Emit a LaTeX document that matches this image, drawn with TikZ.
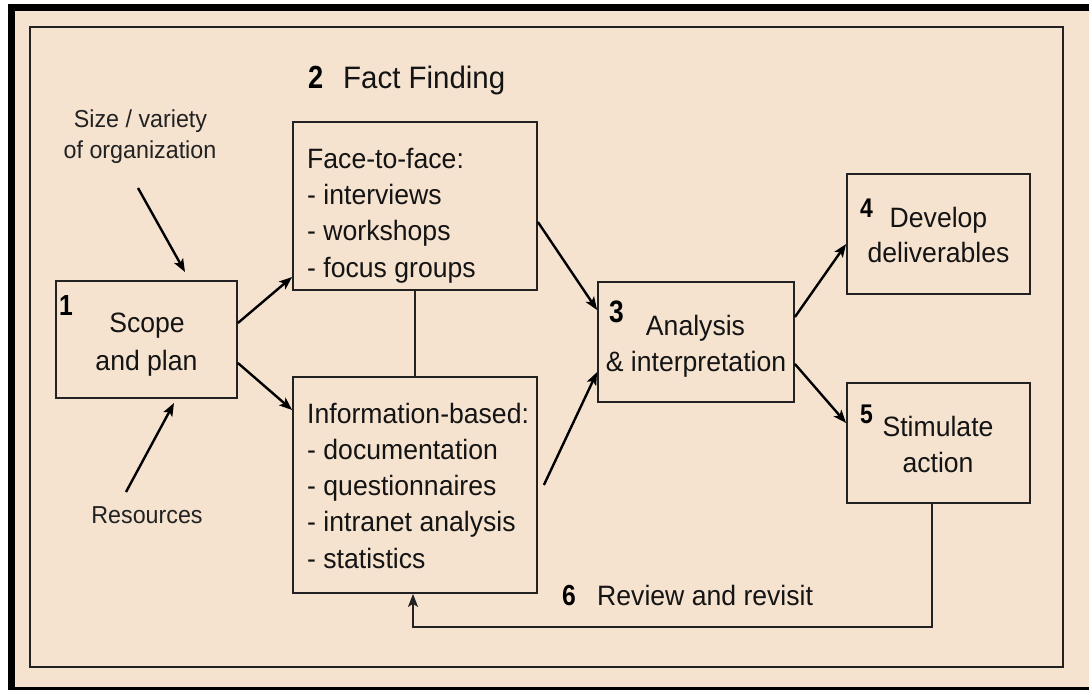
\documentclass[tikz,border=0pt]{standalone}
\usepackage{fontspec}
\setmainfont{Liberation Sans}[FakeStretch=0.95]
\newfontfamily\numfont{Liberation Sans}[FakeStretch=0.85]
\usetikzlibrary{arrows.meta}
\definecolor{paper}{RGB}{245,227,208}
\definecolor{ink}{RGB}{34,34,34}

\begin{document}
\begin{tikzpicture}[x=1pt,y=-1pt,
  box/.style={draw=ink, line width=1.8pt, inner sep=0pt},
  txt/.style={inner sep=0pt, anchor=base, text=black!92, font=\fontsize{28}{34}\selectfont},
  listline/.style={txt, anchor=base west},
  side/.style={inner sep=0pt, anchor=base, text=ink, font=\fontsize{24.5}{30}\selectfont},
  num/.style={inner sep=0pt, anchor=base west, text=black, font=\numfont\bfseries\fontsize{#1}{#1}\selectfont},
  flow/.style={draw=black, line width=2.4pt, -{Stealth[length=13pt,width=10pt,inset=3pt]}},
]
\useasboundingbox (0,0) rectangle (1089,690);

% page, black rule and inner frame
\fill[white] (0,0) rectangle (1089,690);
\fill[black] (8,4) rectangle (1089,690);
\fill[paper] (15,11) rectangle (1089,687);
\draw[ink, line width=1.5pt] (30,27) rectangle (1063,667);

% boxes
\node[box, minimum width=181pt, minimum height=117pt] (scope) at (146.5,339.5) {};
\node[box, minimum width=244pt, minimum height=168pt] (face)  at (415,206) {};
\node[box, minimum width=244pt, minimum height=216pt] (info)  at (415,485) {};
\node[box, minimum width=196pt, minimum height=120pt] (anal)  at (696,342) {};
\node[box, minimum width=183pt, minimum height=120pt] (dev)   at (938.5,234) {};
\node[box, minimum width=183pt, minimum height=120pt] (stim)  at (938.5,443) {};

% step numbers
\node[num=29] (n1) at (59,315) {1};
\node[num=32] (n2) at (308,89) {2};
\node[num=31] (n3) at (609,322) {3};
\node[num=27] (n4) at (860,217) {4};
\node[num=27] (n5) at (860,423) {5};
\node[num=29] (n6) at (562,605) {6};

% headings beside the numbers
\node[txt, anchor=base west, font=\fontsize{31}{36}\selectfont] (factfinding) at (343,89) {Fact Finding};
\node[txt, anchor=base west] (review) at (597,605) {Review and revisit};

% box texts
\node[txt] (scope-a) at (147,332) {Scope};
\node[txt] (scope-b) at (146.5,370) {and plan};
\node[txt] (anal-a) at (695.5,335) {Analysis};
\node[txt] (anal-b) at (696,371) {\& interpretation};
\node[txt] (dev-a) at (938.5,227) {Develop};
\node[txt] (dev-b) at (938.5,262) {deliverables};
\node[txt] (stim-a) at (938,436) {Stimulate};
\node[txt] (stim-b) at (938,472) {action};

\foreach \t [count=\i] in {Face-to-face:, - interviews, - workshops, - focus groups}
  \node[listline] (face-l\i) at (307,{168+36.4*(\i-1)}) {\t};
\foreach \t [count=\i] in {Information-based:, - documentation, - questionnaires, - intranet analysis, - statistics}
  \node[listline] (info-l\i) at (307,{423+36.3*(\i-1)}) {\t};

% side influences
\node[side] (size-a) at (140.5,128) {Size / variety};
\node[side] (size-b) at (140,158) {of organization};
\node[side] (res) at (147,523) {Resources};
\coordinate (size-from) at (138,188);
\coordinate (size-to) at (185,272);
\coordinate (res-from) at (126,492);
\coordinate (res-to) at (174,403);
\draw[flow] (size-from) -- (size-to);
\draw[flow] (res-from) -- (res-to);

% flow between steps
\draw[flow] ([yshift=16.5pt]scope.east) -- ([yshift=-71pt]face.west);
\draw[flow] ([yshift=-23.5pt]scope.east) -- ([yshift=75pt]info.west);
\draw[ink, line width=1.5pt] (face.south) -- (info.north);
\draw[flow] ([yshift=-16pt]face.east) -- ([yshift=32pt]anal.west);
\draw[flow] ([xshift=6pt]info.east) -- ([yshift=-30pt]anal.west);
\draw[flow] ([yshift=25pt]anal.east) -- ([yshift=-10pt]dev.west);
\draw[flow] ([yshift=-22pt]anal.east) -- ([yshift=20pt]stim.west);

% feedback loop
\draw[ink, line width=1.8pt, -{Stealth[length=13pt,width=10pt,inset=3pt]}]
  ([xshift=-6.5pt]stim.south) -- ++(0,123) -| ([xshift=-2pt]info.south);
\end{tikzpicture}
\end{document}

_ _ _ _

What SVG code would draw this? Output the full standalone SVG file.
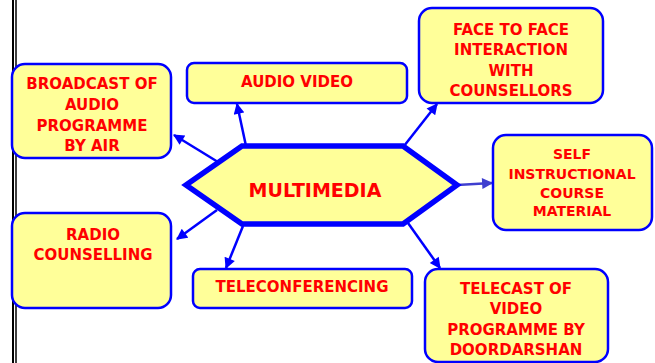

_ _ _ _

WHAT TO WORK ON >> Print exactly the lines from the line containing "Emit a LaTeX" through the line containing "minimum height=120pt] (stim)", and omit any picture found among them.

EXERCISE ANSWER >>
Emit a LaTeX document that matches this image, drawn with TikZ.
\documentclass[tikz,border=0pt]{standalone}
\usepackage{fontspec}
\setmainfont{Liberation Sans}[FakeStretch=0.95]
\newfontfamily\numfont{Liberation Sans}[FakeStretch=0.85]
\usetikzlibrary{arrows.meta}
\definecolor{paper}{RGB}{245,227,208}
\definecolor{ink}{RGB}{34,34,34}

\begin{document}
\begin{tikzpicture}[x=1pt,y=-1pt,
  box/.style={draw=ink, line width=1.8pt, inner sep=0pt},
  txt/.style={inner sep=0pt, anchor=base, text=black!92, font=\fontsize{28}{34}\selectfont},
  listline/.style={txt, anchor=base west},
  side/.style={inner sep=0pt, anchor=base, text=ink, font=\fontsize{24.5}{30}\selectfont},
  num/.style={inner sep=0pt, anchor=base west, text=black, font=\numfont\bfseries\fontsize{#1}{#1}\selectfont},
  flow/.style={draw=black, line width=2.4pt, -{Stealth[length=13pt,width=10pt,inset=3pt]}},
]
\useasboundingbox (0,0) rectangle (1089,690);

% page, black rule and inner frame
\fill[white] (0,0) rectangle (1089,690);
\fill[black] (8,4) rectangle (1089,690);
\fill[paper] (15,11) rectangle (1089,687);
\draw[ink, line width=1.5pt] (30,27) rectangle (1063,667);

% boxes
\node[box, minimum width=181pt, minimum height=117pt] (scope) at (146.5,339.5) {};
\node[box, minimum width=244pt, minimum height=168pt] (face)  at (415,206) {};
\node[box, minimum width=244pt, minimum height=216pt] (info)  at (415,485) {};
\node[box, minimum width=196pt, minimum height=120pt] (anal)  at (696,342) {};
\node[box, minimum width=183pt, minimum height=120pt] (dev)   at (938.5,234) {};
\node[box, minimum width=183pt, minimum height=120pt] (stim)  at (938.5,443) {};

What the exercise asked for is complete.